**Exercise prompt**
Copy every line from the data below in which the string "seaborn" can be found.

**Information provided**
☆ ☆ ☆ ☆ ☆
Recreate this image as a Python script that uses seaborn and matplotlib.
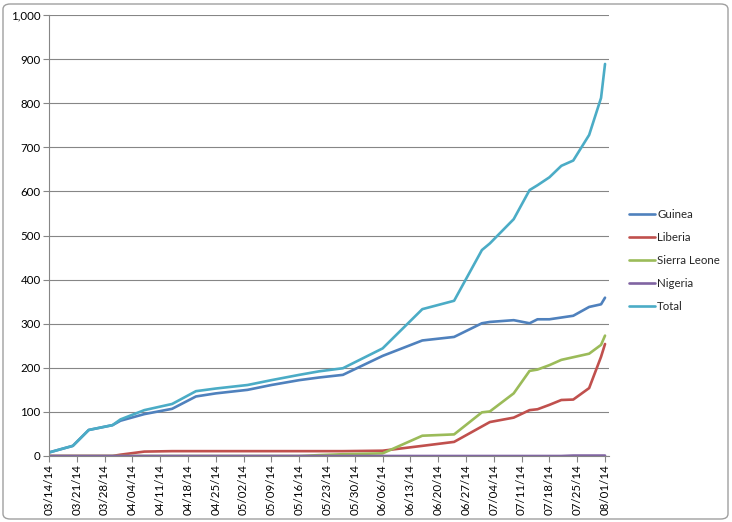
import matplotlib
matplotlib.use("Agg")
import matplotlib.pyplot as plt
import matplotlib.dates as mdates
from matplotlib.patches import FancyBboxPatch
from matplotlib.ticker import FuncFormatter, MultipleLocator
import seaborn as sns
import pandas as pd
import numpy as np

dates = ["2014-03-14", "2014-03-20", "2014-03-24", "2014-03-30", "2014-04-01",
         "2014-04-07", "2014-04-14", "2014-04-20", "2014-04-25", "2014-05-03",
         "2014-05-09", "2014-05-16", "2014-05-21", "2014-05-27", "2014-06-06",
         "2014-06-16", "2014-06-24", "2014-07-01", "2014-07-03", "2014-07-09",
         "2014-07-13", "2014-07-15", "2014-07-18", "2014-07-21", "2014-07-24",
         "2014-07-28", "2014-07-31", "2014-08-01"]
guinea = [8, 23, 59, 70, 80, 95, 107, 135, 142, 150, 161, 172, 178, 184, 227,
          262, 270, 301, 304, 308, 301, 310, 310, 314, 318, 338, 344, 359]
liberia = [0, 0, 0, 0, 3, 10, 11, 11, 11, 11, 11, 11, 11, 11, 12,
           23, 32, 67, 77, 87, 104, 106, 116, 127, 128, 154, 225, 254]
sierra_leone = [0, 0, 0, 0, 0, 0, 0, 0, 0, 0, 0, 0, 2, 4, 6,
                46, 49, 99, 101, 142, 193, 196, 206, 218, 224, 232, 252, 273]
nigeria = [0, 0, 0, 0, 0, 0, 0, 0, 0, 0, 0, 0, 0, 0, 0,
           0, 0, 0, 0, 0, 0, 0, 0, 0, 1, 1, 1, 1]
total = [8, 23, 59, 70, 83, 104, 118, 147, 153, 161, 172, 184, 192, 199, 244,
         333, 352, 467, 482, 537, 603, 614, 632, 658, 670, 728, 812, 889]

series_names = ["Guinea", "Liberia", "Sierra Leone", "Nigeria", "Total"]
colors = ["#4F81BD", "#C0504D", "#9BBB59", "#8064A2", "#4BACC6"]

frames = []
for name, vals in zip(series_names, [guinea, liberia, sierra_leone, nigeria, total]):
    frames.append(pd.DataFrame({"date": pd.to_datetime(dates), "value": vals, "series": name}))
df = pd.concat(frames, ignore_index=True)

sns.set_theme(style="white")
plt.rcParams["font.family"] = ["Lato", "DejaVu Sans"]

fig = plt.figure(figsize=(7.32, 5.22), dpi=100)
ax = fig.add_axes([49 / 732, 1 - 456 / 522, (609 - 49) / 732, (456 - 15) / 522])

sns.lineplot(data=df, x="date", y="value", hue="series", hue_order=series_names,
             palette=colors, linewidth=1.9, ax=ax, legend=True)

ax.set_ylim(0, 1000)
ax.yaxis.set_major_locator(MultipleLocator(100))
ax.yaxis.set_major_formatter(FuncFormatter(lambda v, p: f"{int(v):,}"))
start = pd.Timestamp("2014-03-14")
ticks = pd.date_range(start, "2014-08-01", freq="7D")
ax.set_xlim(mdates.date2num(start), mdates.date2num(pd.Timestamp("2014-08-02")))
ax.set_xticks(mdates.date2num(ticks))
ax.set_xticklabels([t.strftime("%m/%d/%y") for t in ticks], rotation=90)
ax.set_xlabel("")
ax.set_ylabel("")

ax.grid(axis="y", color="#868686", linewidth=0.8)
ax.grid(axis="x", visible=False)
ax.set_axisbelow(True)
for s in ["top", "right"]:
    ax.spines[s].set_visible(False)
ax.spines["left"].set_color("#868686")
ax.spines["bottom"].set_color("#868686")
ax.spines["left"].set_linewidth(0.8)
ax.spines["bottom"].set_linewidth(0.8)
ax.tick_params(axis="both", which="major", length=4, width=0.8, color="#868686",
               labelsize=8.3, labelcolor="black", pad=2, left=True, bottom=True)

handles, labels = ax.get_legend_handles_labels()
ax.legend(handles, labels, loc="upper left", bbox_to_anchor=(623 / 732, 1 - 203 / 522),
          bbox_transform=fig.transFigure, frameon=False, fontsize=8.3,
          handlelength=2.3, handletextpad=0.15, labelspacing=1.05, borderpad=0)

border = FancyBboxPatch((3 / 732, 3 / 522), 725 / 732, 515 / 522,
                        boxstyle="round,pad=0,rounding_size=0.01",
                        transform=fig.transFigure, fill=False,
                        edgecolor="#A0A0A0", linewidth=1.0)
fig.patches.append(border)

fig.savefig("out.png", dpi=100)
☆ ☆ ☆ ☆ ☆
**Final result**
Recreate this image as a Python script that uses seaborn and matplotlib.
import seaborn as sns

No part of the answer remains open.